● **JOB**:
Skip the pictures and extract all of the lines exactly as written.

● **EXERCISE MATERIALS**:
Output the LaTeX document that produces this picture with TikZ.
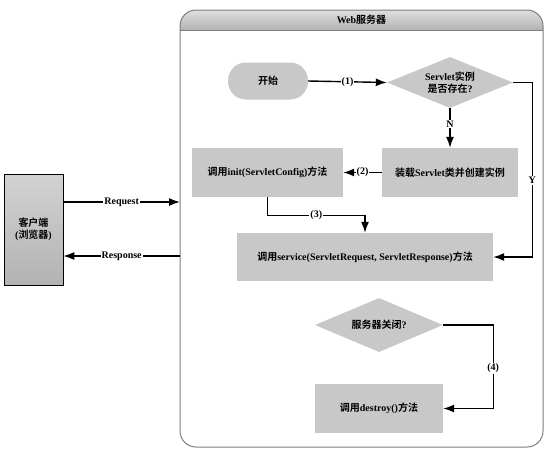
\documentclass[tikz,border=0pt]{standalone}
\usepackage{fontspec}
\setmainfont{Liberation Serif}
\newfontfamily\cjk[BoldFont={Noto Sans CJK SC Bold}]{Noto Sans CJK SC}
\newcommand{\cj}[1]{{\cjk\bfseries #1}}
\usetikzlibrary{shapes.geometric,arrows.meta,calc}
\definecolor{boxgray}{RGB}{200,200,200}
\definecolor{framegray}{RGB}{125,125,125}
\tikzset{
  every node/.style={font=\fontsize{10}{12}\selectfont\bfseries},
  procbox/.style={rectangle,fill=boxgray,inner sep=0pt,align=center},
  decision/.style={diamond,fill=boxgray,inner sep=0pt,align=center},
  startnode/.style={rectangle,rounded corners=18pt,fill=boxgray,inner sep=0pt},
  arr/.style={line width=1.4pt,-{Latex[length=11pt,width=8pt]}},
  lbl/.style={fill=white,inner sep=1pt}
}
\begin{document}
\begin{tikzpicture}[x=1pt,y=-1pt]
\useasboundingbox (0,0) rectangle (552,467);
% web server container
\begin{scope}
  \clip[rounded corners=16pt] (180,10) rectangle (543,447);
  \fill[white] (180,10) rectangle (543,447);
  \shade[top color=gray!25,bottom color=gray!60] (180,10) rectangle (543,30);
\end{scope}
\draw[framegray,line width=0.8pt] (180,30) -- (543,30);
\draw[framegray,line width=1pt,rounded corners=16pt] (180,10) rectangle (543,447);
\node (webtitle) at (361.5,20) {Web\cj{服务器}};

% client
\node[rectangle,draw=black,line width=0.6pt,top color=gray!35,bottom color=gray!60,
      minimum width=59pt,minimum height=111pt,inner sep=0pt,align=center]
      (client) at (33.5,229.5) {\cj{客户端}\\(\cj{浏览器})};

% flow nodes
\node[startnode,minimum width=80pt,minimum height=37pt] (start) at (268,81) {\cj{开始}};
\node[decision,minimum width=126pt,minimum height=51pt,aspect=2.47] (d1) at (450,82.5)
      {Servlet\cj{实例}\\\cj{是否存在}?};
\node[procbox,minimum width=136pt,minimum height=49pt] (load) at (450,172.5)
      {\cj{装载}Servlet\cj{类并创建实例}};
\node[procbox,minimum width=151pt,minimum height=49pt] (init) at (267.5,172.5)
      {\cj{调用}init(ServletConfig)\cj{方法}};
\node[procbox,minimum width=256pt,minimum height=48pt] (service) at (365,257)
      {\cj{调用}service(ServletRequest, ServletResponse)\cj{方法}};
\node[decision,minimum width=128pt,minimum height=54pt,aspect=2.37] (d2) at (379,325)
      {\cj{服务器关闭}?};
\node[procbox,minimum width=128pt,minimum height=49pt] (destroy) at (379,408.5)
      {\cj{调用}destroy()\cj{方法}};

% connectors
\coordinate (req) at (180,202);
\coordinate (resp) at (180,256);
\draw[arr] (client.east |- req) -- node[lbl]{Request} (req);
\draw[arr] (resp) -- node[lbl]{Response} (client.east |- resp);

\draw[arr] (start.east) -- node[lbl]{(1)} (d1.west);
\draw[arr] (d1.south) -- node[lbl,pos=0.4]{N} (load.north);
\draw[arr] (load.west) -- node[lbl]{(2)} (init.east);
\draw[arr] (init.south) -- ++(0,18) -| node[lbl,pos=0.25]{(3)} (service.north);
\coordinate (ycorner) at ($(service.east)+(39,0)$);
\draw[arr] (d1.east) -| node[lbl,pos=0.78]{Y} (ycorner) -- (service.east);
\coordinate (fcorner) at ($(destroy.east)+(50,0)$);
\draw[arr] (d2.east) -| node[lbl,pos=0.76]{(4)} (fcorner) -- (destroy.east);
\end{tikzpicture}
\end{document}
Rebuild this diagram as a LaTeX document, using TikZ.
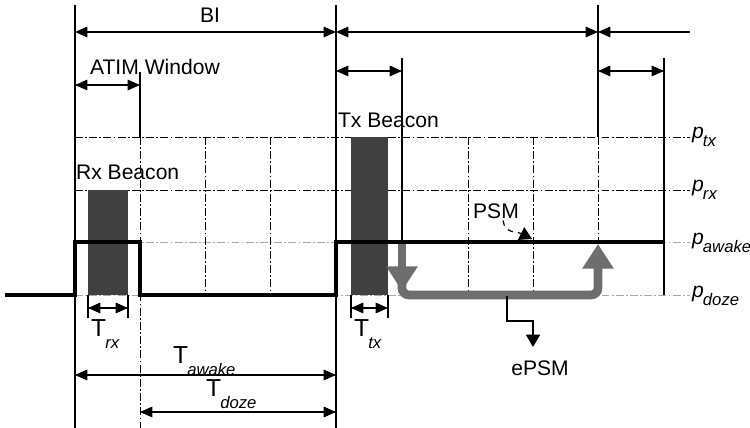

● **THE RESULT**:
Output the LaTeX document that produces this picture with TikZ.
\documentclass[tikz,border=0pt]{standalone}
\usepackage{fontspec}
\setmainfont{Liberation Serif}
\newfontfamily\cjk[BoldFont={Noto Sans CJK SC Bold}]{Noto Sans CJK SC}
\newcommand{\cj}[1]{{\cjk\bfseries #1}}
\usetikzlibrary{shapes.geometric,arrows.meta,calc}
\definecolor{boxgray}{RGB}{200,200,200}
\definecolor{framegray}{RGB}{125,125,125}
\tikzset{
  every node/.style={font=\fontsize{10}{12}\selectfont\bfseries},
  procbox/.style={rectangle,fill=boxgray,inner sep=0pt,align=center},
  decision/.style={diamond,fill=boxgray,inner sep=0pt,align=center},
  startnode/.style={rectangle,rounded corners=18pt,fill=boxgray,inner sep=0pt},
  arr/.style={line width=1.4pt,-{Latex[length=11pt,width=8pt]}},
  lbl/.style={fill=white,inner sep=1pt}
}
\begin{document}
\begin{tikzpicture}[x=1pt,y=-1pt]
\useasboundingbox (0,0) rectangle (552,467);
% web server container
\begin{scope}
  \clip[rounded corners=16pt] (180,10) rectangle (543,447);
  \fill[white] (180,10) rectangle (543,447);
  \shade[top color=gray!25,bottom color=gray!60] (180,10) rectangle (543,30);
\end{scope}
\draw[framegray,line width=0.8pt] (180,30) -- (543,30);
\draw[framegray,line width=1pt,rounded corners=16pt] (180,10) rectangle (543,447);
\node (webtitle) at (361.5,20) {Web\cj{服务器}};

% client
\node[rectangle,draw=black,line width=0.6pt,top color=gray!35,bottom color=gray!60,
      minimum width=59pt,minimum height=111pt,inner sep=0pt,align=center]
      (client) at (33.5,229.5) {\cj{客户端}\\(\cj{浏览器})};

% flow nodes
\node[startnode,minimum width=80pt,minimum height=37pt] (start) at (268,81) {\cj{开始}};
\node[decision,minimum width=126pt,minimum height=51pt,aspect=2.47] (d1) at (450,82.5)
      {Servlet\cj{实例}\\\cj{是否存在}?};
\node[procbox,minimum width=136pt,minimum height=49pt] (load) at (450,172.5)
      {\cj{装载}Servlet\cj{类并创建实例}};
\node[procbox,minimum width=151pt,minimum height=49pt] (init) at (267.5,172.5)
      {\cj{调用}init(ServletConfig)\cj{方法}};
\node[procbox,minimum width=256pt,minimum height=48pt] (service) at (365,257)
      {\cj{调用}service(ServletRequest, ServletResponse)\cj{方法}};
\node[decision,minimum width=128pt,minimum height=54pt,aspect=2.37] (d2) at (379,325)
      {\cj{服务器关闭}?};
\node[procbox,minimum width=128pt,minimum height=49pt] (destroy) at (379,408.5)
      {\cj{调用}destroy()\cj{方法}};

% connectors
\coordinate (req) at (180,202);
\coordinate (resp) at (180,256);
\draw[arr] (client.east |- req) -- node[lbl]{Request} (req);
\draw[arr] (resp) -- node[lbl]{Response} (client.east |- resp);

\draw[arr] (start.east) -- node[lbl]{(1)} (d1.west);
\draw[arr] (d1.south) -- node[lbl,pos=0.4]{N} (load.north);
\draw[arr] (load.west) -- node[lbl]{(2)} (init.east);
\draw[arr] (init.south) -- ++(0,18) -| node[lbl,pos=0.25]{(3)} (service.north);
\coordinate (ycorner) at ($(service.east)+(39,0)$);
\draw[arr] (d1.east) -| node[lbl,pos=0.78]{Y} (ycorner) -- (service.east);
\coordinate (fcorner) at ($(destroy.east)+(50,0)$);
\draw[arr] (d2.east) -| node[lbl,pos=0.76]{(4)} (fcorner) -- (destroy.east);
\end{tikzpicture}
\end{document}
Rebuild this diagram as a LaTeX document, using TikZ.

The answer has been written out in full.